Problem details => Would you transcribe the whole listing exactly, minus its pictures?

┄┄┄┄┄┄┄┄┄┄┄┄┄┄┄┄┄┄┄┄

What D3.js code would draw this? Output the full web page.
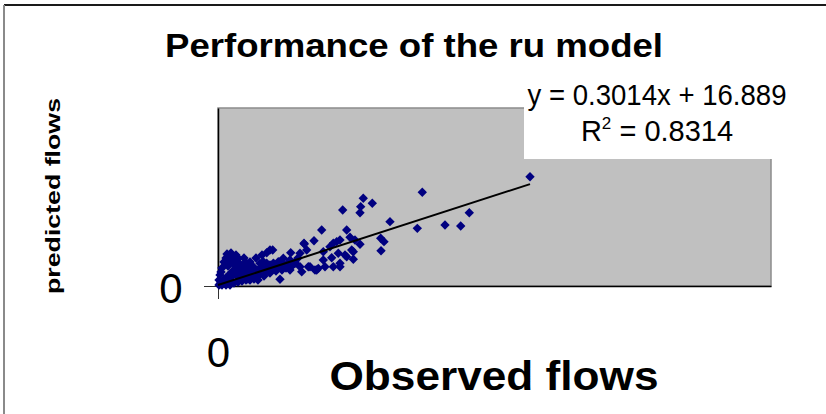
<!DOCTYPE html>
<html>
<head>
<meta charset="utf-8">
<script src="https://cdn.jsdelivr.net/npm/d3@7"></script>
<style>
  body { margin: 0; background: #fff; }
  text { font-family: "Liberation Sans", Arial, sans-serif; }
</style>
</head>
<body>
<div id="chart"></div>
<script>
// observed flows (x) and predicted flows (y)
const observed = [
  5642, 3694, 2627, 2790, 2580, 2255, 2568, 4544, 3110, 3604, 4105, 4389, 1875, 2327,
  2942, 3002, 2948, 1555, 1736, 2387, 2477, 2568, 2085, 2146, 2206, 2025, 2418, 2175,
  1904, 2327, 2447, 2056, 1904, 1604, 1633, 1754, 1814, 2085, 2206, 1935, 1514, 1561,
  940, 881, 989, 1315, 1121, 2297, 2447, 2206, 1664, 1785, 1483, 1392, 1302, 1483,
  1181, 1090, 1000, 940, 881, 819, 759, 638, 519, 367, 338, 277, 217,
  18, 36, 54, 72, 90, 108, 127, 145, 163, 181, 199, 217, 235, 253, 271, 289, 307, 325,
  344, 362, 380, 398, 416, 434, 452, 470, 488, 506, 524, 542, 561, 579, 597, 615, 651,
  687, 723, 759, 796, 832, 868, 904, 940, 976, 1013, 1049, 1085, 1121, 1157, 1193, 1230,
  1266, 1302, 1338, 1392, 1446, 36, 72, 108, 145, 181, 217, 253, 289, 325, 362, 145,
  217, 289, 362, 434, 506, 579, 651, 723, 181, 54, 18, 163, 235, 325, 796, 687, 579, 470
];
const predicted = [
  1842, 1579, 1478, 1394, 1337, 1281, 1235, 1235, 1084, 972, 1028, 1011, 944, 944,
  804, 747, 595, 720, 763, 821, 775, 703, 720, 747, 775, 662, 607, 551,
  578, 494, 450, 477, 438, 607, 325, 270, 298, 325, 325, 325, 241, 708,
  607, 561, 607, 561, 113, 522, 578, 383, 325, 270, 325, 383, 438, 551,
  467, 410, 383, 354, 383, 410, 383, 325, 383, 467, 410, 438, 383,
  17, 34, 51, 17, 67, 101, 51, 135, 84, 169, 118, 202, 152, 236, 185, 270, 219, 303,
  169, 253, 337, 202, 286, 236, 354, 152, 270, 202, 320, 118, 236, 169, 286, 185, 236,
  152, 270, 202, 303, 169, 253, 337, 219, 286, 371, 253, 320, 404, 270, 354, 303,
  388, 270, 337, 404, 472, 185, 303, 404, 472, 506, 438, 506, 371, 472, 404, 17,
  17, 51, 67, 84, 101, 101, 118, 101, 337, 236, 101, 539, 556, 522, 522, 472, 404, 472
];

const slope = 0.3014;
const intercept = 16.889;
const rSquared = 0.8314;
const xTicks = [0];
const yTicks = [0];

const width = 826;
const height = 414;

const svg = d3.select('#chart')
              .append('svg')
              .attr('width', width)
              .attr('height', height);

const xScale = d3.scaleLinear().domain([0, 10000]).range([218, 771]);
const yScale = d3.scaleLinear().domain([0, 3000]).range([286, 108]);

// chart frame (only top and left edges are visible)
svg.append('line').attr('x1', 4).attr('x2', width).attr('y1', 5).attr('y2', 5)
   .attr('stroke', '#1a1a1a').attr('stroke-width', 2);
svg.append('line').attr('x1', 4).attr('x2', 4).attr('y1', 5).attr('y2', height)
   .attr('stroke', '#8a8a8a').attr('stroke-width', 2);

// plot area
svg.append('rect')
   .attr('x', xScale(0)).attr('y', yScale(3000))
   .attr('width', xScale(10000) - xScale(0))
   .attr('height', yScale(0) - yScale(3000))
   .attr('fill', '#c0c0c0')
   .attr('stroke', '#8c8c8c')
   .attr('stroke-width', 1.5);

// white background of the trendline label
svg.append('rect')
   .attr('x', 524).attr('y', 74)
   .attr('width', 290).attr('height', 85)
   .attr('fill', '#fff');

const xAxis = d3.axisBottom(xScale).tickValues(xTicks).tickSize(13).tickSizeOuter(0);
const yAxis = d3.axisLeft(yScale).tickValues(yTicks).tickSize(14).tickSizeOuter(0);

const gx = svg.append('g').attr('transform', `translate(0,${yScale(0)})`).call(xAxis);
const gy = svg.append('g').attr('transform', `translate(${xScale(0)},0)`).call(yAxis);

[gx, gy].forEach(g => {
  g.select('.domain').attr('stroke', '#000').attr('stroke-width', 1.5);
  g.selectAll('.tick line').attr('stroke', '#333');
  g.selectAll('.tick text')
   .attr('font-family', '"Liberation Sans", Arial, sans-serif')
   .attr('font-size', 42)
   .attr('fill', '#000')
   .attr('text-anchor', 'middle');
});
gx.selectAll('.tick text').attr('y', 51);
gy.selectAll('.tick text').attr('x', -47).attr('dy', '0.4em');

// points
const points = observed.map((x, i) => ({ x: x, y: predicted[i] }));
const diamond = d3.symbol(d3.symbolSquare, 44);

svg.append('g')
   .selectAll('path')
   .data(points)
   .join('path')
   .attr('d', diamond)
   .attr('transform', d => `translate(${xScale(d.x)},${yScale(d.y)}) rotate(45)`)
   .attr('fill', '#000080');

// linear trendline across the observed range
const xMax = d3.max(observed);
svg.append('line')
   .attr('x1', xScale(0)).attr('y1', yScale(intercept))
   .attr('x2', xScale(xMax)).attr('y2', yScale(slope * xMax + intercept))
   .attr('stroke', '#000')
   .attr('stroke-width', 2);

// trendline label
svg.append('text')
   .attr('x', 657).attr('y', 105)
   .attr('text-anchor', 'middle')
   .attr('font-size', 29)
   .attr('textLength', 259)
   .attr('lengthAdjust', 'spacingAndGlyphs')
   .text(`y = ${slope}x + ${intercept}`);

const r2 = svg.append('text')
   .attr('x', 657).attr('y', 141)
   .attr('text-anchor', 'middle')
   .attr('font-size', 29);
r2.append('tspan').text('R');
r2.append('tspan').attr('font-size', 17).attr('dy', -12).text('2');
r2.append('tspan').attr('dy', 12).text(` = ${rSquared}`);

// titles
svg.append('text')
   .attr('x', 414).attr('y', 57)
   .attr('text-anchor', 'middle')
   .attr('font-size', 34)
   .attr('font-weight', 'bold')
   .attr('textLength', 498)
   .attr('lengthAdjust', 'spacingAndGlyphs')
   .text('Performance of the ru model');

svg.append('text')
   .attr('x', 494).attr('y', 390)
   .attr('text-anchor', 'middle')
   .attr('font-size', 40)
   .attr('font-weight', 'bold')
   .attr('textLength', 329)
   .attr('lengthAdjust', 'spacingAndGlyphs')
   .text('Observed flows');

svg.append('text')
   .attr('transform', 'translate(60,196) rotate(-90)')
   .attr('text-anchor', 'middle')
   .attr('font-size', 21)
   .attr('font-weight', 'bold')
   .attr('textLength', 196)
   .attr('lengthAdjust', 'spacingAndGlyphs')
   .text('predicted flows');
</script>
</body>
</html>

┄┄┄┄┄┄┄┄┄┄┄┄┄┄┄┄┄┄┄┄

Task solution =>
What D3.js code would draw this? Output the full web page.
<!DOCTYPE html>
<html>
<head>
<meta charset="utf-8">
<script src="https://cdn.jsdelivr.net/npm/d3@7"></script>
<style>
  body { margin: 0; background: #fff; }
  text { font-family: "Liberation Sans", Arial, sans-serif; }
</style>
</head>
<body>
<div id="chart"></div>
<script>
// observed flows (x) and predicted flows (y)
const observed = [
  5642, 3694, 2627, 2790, 2580, 2255, 2568, 4544, 3110, 3604, 4105, 4389, 1875, 2327,
  2942, 3002, 2948, 1555, 1736, 2387, 2477, 2568, 2085, 2146, 2206, 2025, 2418, 2175,
  1904, 2327, 2447, 2056, 1904, 1604, 1633, 1754, 1814, 2085, 2206, 1935, 1514, 1561,
  940, 881, 989, 1315, 1121, 2297, 2447, 2206, 1664, 1785, 1483, 1392, 1302, 1483,
  1181, 1090, 1000, 940, 881, 819, 759, 638, 519, 367, 338, 277, 217,
  18, 36, 54, 72, 90, 108, 127, 145, 163, 181, 199, 217, 235, 253, 271, 289, 307, 325,
  344, 362, 380, 398, 416, 434, 452, 470, 488, 506, 524, 542, 561, 579, 597, 615, 651,
  687, 723, 759, 796, 832, 868, 904, 940, 976, 1013, 1049, 1085, 1121, 1157, 1193, 1230,
  1266, 1302, 1338, 1392, 1446, 36, 72, 108, 145, 181, 217, 253, 289, 325, 362, 145,
  217, 289, 362, 434, 506, 579, 651, 723, 181, 54, 18, 163, 235, 325, 796, 687, 579, 470
];
const predicted = [
  1842, 1579, 1478, 1394, 1337, 1281, 1235, 1235, 1084, 972, 1028, 1011, 944, 944,
  804, 747, 595, 720, 763, 821, 775, 703, 720, 747, 775, 662, 607, 551,
  578, 494, 450, 477, 438, 607, 325, 270, 298, 325, 325, 325, 241, 708,
  607, 561, 607, 561, 113, 522, 578, 383, 325, 270, 325, 383, 438, 551,
  467, 410, 383, 354, 383, 410, 383, 325, 383, 467, 410, 438, 383,
  17, 34, 51, 17, 67, 101, 51, 135, 84, 169, 118, 202, 152, 236, 185, 270, 219, 303,
  169, 253, 337, 202, 286, 236, 354, 152, 270, 202, 320, 118, 236, 169, 286, 185, 236,
  152, 270, 202, 303, 169, 253, 337, 219, 286, 371, 253, 320, 404, 270, 354, 303,
  388, 270, 337, 404, 472, 185, 303, 404, 472, 506, 438, 506, 371, 472, 404, 17,
  17, 51, 67, 84, 101, 101, 118, 101, 337, 236, 101, 539, 556, 522, 522, 472, 404, 472
];

const slope = 0.3014;
const intercept = 16.889;
const rSquared = 0.8314;
const xTicks = [0];
const yTicks = [0];

const width = 826;
const height = 414;

const svg = d3.select('#chart')
              .append('svg')
              .attr('width', width)
              .attr('height', height);

const xScale = d3.scaleLinear().domain([0, 10000]).range([218, 771]);
const yScale = d3.scaleLinear().domain([0, 3000]).range([286, 108]);

// chart frame (only top and left edges are visible)
svg.append('line').attr('x1', 4).attr('x2', width).attr('y1', 5).attr('y2', 5)
   .attr('stroke', '#1a1a1a').attr('stroke-width', 2);
svg.append('line').attr('x1', 4).attr('x2', 4).attr('y1', 5).attr('y2', height)
   .attr('stroke', '#8a8a8a').attr('stroke-width', 2);

// plot area
svg.append('rect')
   .attr('x', xScale(0)).attr('y', yScale(3000))
   .attr('width', xScale(10000) - xScale(0))
   .attr('height', yScale(0) - yScale(3000))
   .attr('fill', '#c0c0c0')
   .attr('stroke', '#8c8c8c')
   .attr('stroke-width', 1.5);

// white background of the trendline label
svg.append('rect')
   .attr('x', 524).attr('y', 74)
   .attr('width', 290).attr('height', 85)
   .attr('fill', '#fff');

const xAxis = d3.axisBottom(xScale).tickValues(xTicks).tickSize(13).tickSizeOuter(0);
const yAxis = d3.axisLeft(yScale).tickValues(yTicks).tickSize(14).tickSizeOuter(0);

const gx = svg.append('g').attr('transform', `translate(0,${yScale(0)})`).call(xAxis);
const gy = svg.append('g').attr('transform', `translate(${xScale(0)},0)`).call(yAxis);

[gx, gy].forEach(g => {
  g.select('.domain').attr('stroke', '#000').attr('stroke-width', 1.5);
  g.selectAll('.tick line').attr('stroke', '#333');
  g.selectAll('.tick text')
   .attr('font-family', '"Liberation Sans", Arial, sans-serif')
   .attr('font-size', 42)
   .attr('fill', '#000')
   .attr('text-anchor', 'middle');
});
gx.selectAll('.tick text').attr('y', 51);
gy.selectAll('.tick text').attr('x', -47).attr('dy', '0.4em');

// points
const points = observed.map((x, i) => ({ x: x, y: predicted[i] }));
const diamond = d3.symbol(d3.symbolSquare, 44);

svg.append('g')
   .selectAll('path')
   .data(points)
   .join('path')
   .attr('d', diamond)
   .attr('transform', d => `translate(${xScale(d.x)},${yScale(d.y)}) rotate(45)`)
   .attr('fill', '#000080');

// linear trendline across the observed range
const xMax = d3.max(observed);
svg.append('line')
   .attr('x1', xScale(0)).attr('y1', yScale(intercept))
   .attr('x2', xScale(xMax)).attr('y2', yScale(slope * xMax + intercept))
   .attr('stroke', '#000')
   .attr('stroke-width', 2);

// trendline label
svg.append('text')
   .attr('x', 657).attr('y', 105)
   .attr('text-anchor', 'middle')
   .attr('font-size', 29)
   .attr('textLength', 259)
   .attr('lengthAdjust', 'spacingAndGlyphs')
   .text(`y = ${slope}x + ${intercept}`);

const r2 = svg.append('text')
   .attr('x', 657).attr('y', 141)
   .attr('text-anchor', 'middle')
   .attr('font-size', 29);
r2.append('tspan').text('R');
r2.append('tspan').attr('font-size', 17).attr('dy', -12).text('2');
r2.append('tspan').attr('dy', 12).text(` = ${rSquared}`);

// titles
svg.append('text')
   .attr('x', 414).attr('y', 57)
   .attr('text-anchor', 'middle')
   .attr('font-size', 34)
   .attr('font-weight', 'bold')
   .attr('textLength', 498)
   .attr('lengthAdjust', 'spacingAndGlyphs')
   .text('Performance of the ru model');

svg.append('text')
   .attr('x', 494).attr('y', 390)
   .attr('text-anchor', 'middle')
   .attr('font-size', 40)
   .attr('font-weight', 'bold')
   .attr('textLength', 329)
   .attr('lengthAdjust', 'spacingAndGlyphs')
   .text('Observed flows');

svg.append('text')
   .attr('transform', 'translate(60,196) rotate(-90)')
   .attr('text-anchor', 'middle')
   .attr('font-size', 21)
   .attr('font-weight', 'bold')
   .attr('textLength', 196)
   .attr('lengthAdjust', 'spacingAndGlyphs')
   .text('predicted flows');
</script>
</body>
</html>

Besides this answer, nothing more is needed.